Als Mittel dieser Aussage sind neben einer Ansprache auch musikalische und tänzerische Darbietungen sowie ein mit dem Thema zusammenhängendes Theaterstück vorgesehen. Auch diese in die Veranstaltung eingebundenen Darbietungen dienen dem verbindenden Zweck, in einer öffentlichen Angelegenheit Stellung zu beziehen. Sie sind somit im vorliegenden Fall von dem Grundrechtschutz des Art. 8 GG erfaßt und bedürfen, entgegen der Auffassung der Antragsgegnerin und des Verwaltungsgerichts, keiner straßenrechtlichen Sondernutzungserlaubnis (vgl. BVerwG, Urt. v. 21.4.1989, a.a.O.). Sie unterscheiden sich von den durch Art. 8 GG grundsätzlich nicht erfaßten, anläßlich einer Demonstration aufgestellten Imbißständen, bei denen den Demonstrationsteilnehmern lediglich ein Versorgungsangebot gemacht wird (vgl. Senatsbeschl. v. 16.12.1993 - 1 S 1957/93 -, VBlBW, 1994, 199), den sogenannten Informationsständen, durch die zufällig vorbeigehenden Passanten ein einseitiges Informationsangebot gemacht wird (vgl. BVerwG, Urt. v. 7.6.1978, - 7 C 5/78 -, BVerwGE 56, 63) sowie Musikgruppen und Straßenaufführungen, die zur Unterhaltung der Passanten gedacht sind, darin, daß sie der Veranschaulichung und Untermalung des öffentlichen Anliegens der Versammlungsteilnehmer dienen, indem sie den von ihnen propagierten natürlichen Lebensstil präsentieren sollen. Daß nur etwa eine Anzahl von 20 Teilnehmern für die musikalischen und tänzerischen Darbietungen sowie für das Theaterstück vorgesehen sind, steht dieser Annahme nicht entgegen.

Denn bei einer Veranstaltung, die insgesamt auf Meinungsbildung und Meinungsäußerung in Gruppenform gerichtet ist, wirkt auch bei den darin eingebundenen Darbietungen der Schutzbereich des Art. 8 Abs. 1 GG, wenn die Teilnehmer zur Mitwirkung angeregt werden sollen bzw. durch ihre Anwesenheit Solidarität mit der darin zum Ausdruck kommenden kollektiven Aussage artikulieren sollen.
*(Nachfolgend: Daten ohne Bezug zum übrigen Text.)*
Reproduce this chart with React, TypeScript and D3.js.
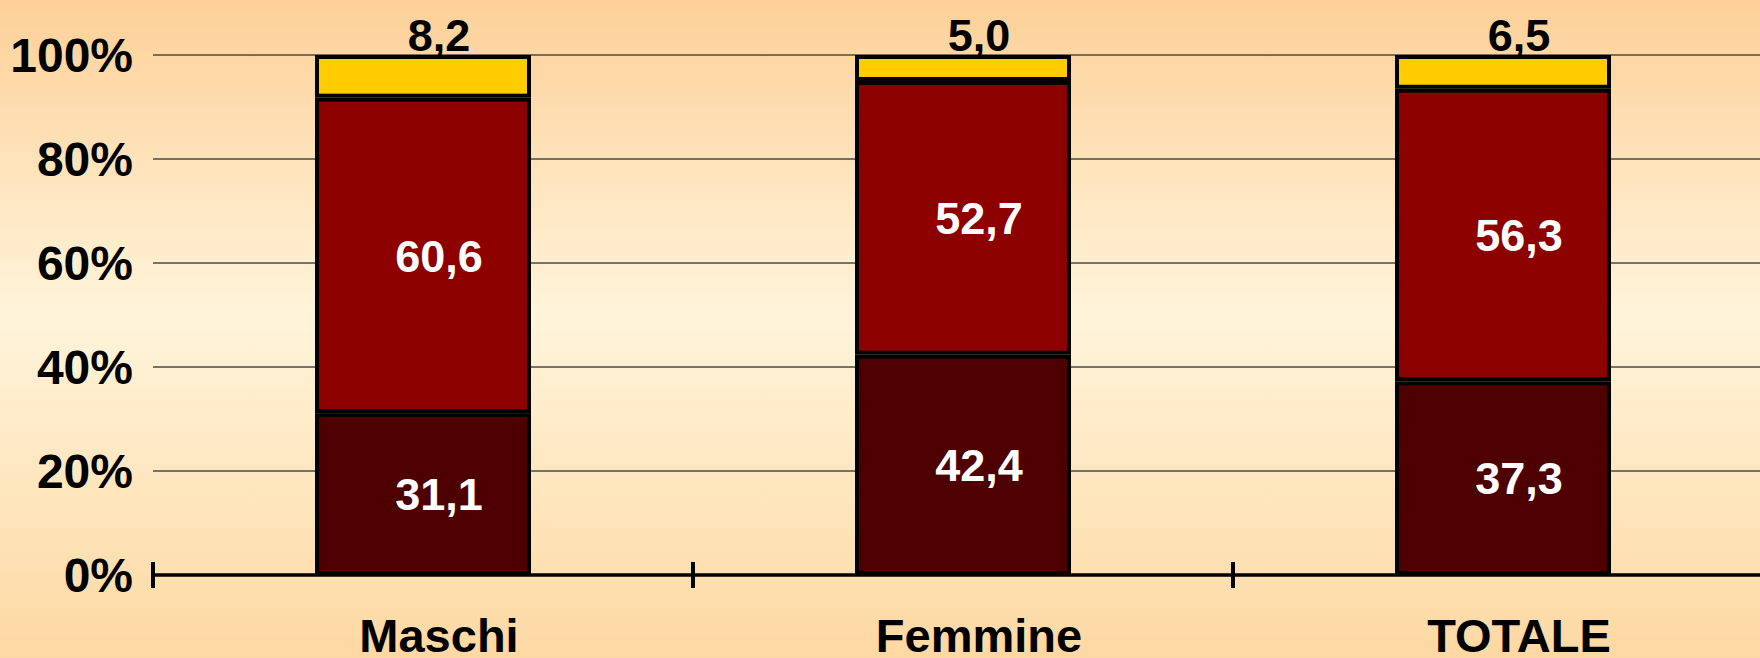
import React from "react";
import * as d3 from "d3";

const categories = ["Maschi", "Femmine", "TOTALE"];
const seriesBottom = [31.1, 42.4, 37.3];
const seriesMiddle = [60.6, 52.7, 56.3];
const seriesTop = [8.2, 5.0, 6.5];
const yTickValues = [0, 20, 40, 60, 80, 100];
const yTickLabels = ["0%", "20%", "40%", "60%", "80%", "100%"];
const seriesKeys = ["bottom", "middle", "top"];
const seriesColors = ["#4e0000", "#8c0000", "#ffcc00"];

const W = 1760;
const H = 658;
const margin = { left: 153, right: -13, top: 55, bottom: 83 };
const FONT = "'Liberation Sans', Arial, Helvetica, sans-serif";
const LABEL_DX = 16;

export default function App() {
  const rows = categories.map((c, i) => ({
    cat: c,
    bottom: seriesBottom[i],
    middle: seriesMiddle[i],
    top: seriesTop[i],
  }));
  const stacked = d3
    .stack<any>()
    .keys(seriesKeys)
    .offset(d3.stackOffsetExpand)(rows);

  const x = d3
    .scaleBand()
    .domain(categories)
    .range([margin.left, W - margin.right])
    .paddingInner(0.6)
    .paddingOuter(0.3);
  const y = d3.scaleLinear().domain([0, 1]).range([H - margin.bottom, margin.top]);
  const yPct = d3.scaleLinear().domain([0, 100]).range([H - margin.bottom, margin.top]);

  const step = x.step();
  const x0 = margin.left;
  const x1 = W - margin.right;
  const boundaries = d3.range(categories.length + 1).map((i) => x0 + i * step);
  const fmt = (v: number) => v.toFixed(1).replace(".", ",");
  const sw = 4;

  return (
    <div style={{ position: "fixed", left: 0, top: 0, width: W, height: H }}>
      <svg width={W} height={H} style={{ display: "block" }}>
        <defs>
          <linearGradient id="bg" x1="0" y1="0" x2="0" y2="1">
            <stop offset="0%" stopColor="#fdd098" />
            <stop offset="48%" stopColor="#fff4da" />
            <stop offset="100%" stopColor="#fdd8a2" />
          </linearGradient>
        </defs>
        <rect x={0} y={0} width={W} height={H} fill="url(#bg)" />

        {yTickValues.filter((v) => v > 0).map((v) => (
          <line key={"g" + v} x1={x0} x2={x1} y1={yPct(v)} y2={yPct(v)} stroke="#4a4a4a" strokeWidth={1.3} />
        ))}

        {yTickValues.map((v, i) => (
          <text
            key={"yl" + v}
            x={133}
            y={yPct(v) + 0.36 * 48}
            textAnchor="end"
            fontFamily={FONT}
            fontWeight="bold"
            fontSize={48}
            fill="#000"
          >
            {yTickLabels[i]}
          </text>
        ))}

        {stacked.map((s, si) =>
          s.map((d, ci) => {
            const bx = x(categories[ci]) as number;
            const bw = x.bandwidth();
            const yTop = y(d[1]);
            const yBot = y(d[0]);
            return (
              <rect
                key={"r" + si + "-" + ci}
                x={bx + sw / 2}
                y={yTop + sw / 2}
                width={bw - sw}
                height={Math.max(0, yBot - yTop - sw)}
                fill={seriesColors[si]}
                stroke="#000"
                strokeWidth={sw}
              />
            );
          })
        )}

        <line x1={x0} x2={x1} y1={y(0)} y2={y(0)} stroke="#000" strokeWidth={3.5} />
        {boundaries.map((bx, i) => (
          <line key={"t" + i} x1={bx} x2={bx} y1={y(0) - 13} y2={y(0) + 13} stroke="#000" strokeWidth={4} />
        ))}

        {stacked.map((s, si) =>
          s.map((d, ci) => {
            const cx = (x(categories[ci]) as number) + x.bandwidth() / 2 + LABEL_DX;
            const raw = [seriesBottom, seriesMiddle, seriesTop][si][ci];
            const isTop = si === stacked.length - 1;
            const ty = isTop ? y(d[1]) - 4 : (y(d[0]) + y(d[1])) / 2 + 0.36 * 45;
            return (
              <text
                key={"v" + si + "-" + ci}
                x={cx}
                y={ty}
                textAnchor="middle"
                fontFamily={FONT}
                fontWeight="bold"
                fontSize={45}
                fill={isTop ? "#000" : "#fff"}
              >
                {fmt(raw)}
              </text>
            );
          })
        )}

        {categories.map((c) => (
          <text
            key={"c" + c}
            x={(x(c) as number) + x.bandwidth() / 2 + LABEL_DX}
            y={652}
            textAnchor="middle"
            fontFamily={FONT}
            fontWeight="bold"
            fontSize={47}
            fill="#000"
          >
            {c}
          </text>
        ))}
      </svg>
    </div>
  );
}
Dies ist nach den erkennbaren Umständen hier der Fall.

Bei der vom Senat ausgesprochenen Sicherungsanordnung ist die Antragsgegnerin nicht gehindert, gemäß § 15 VersG die Versammlung von bestimmten Auflagen abhängig zu machen, wenn die dort genannten Voraussetzungen hierfür vorliegen.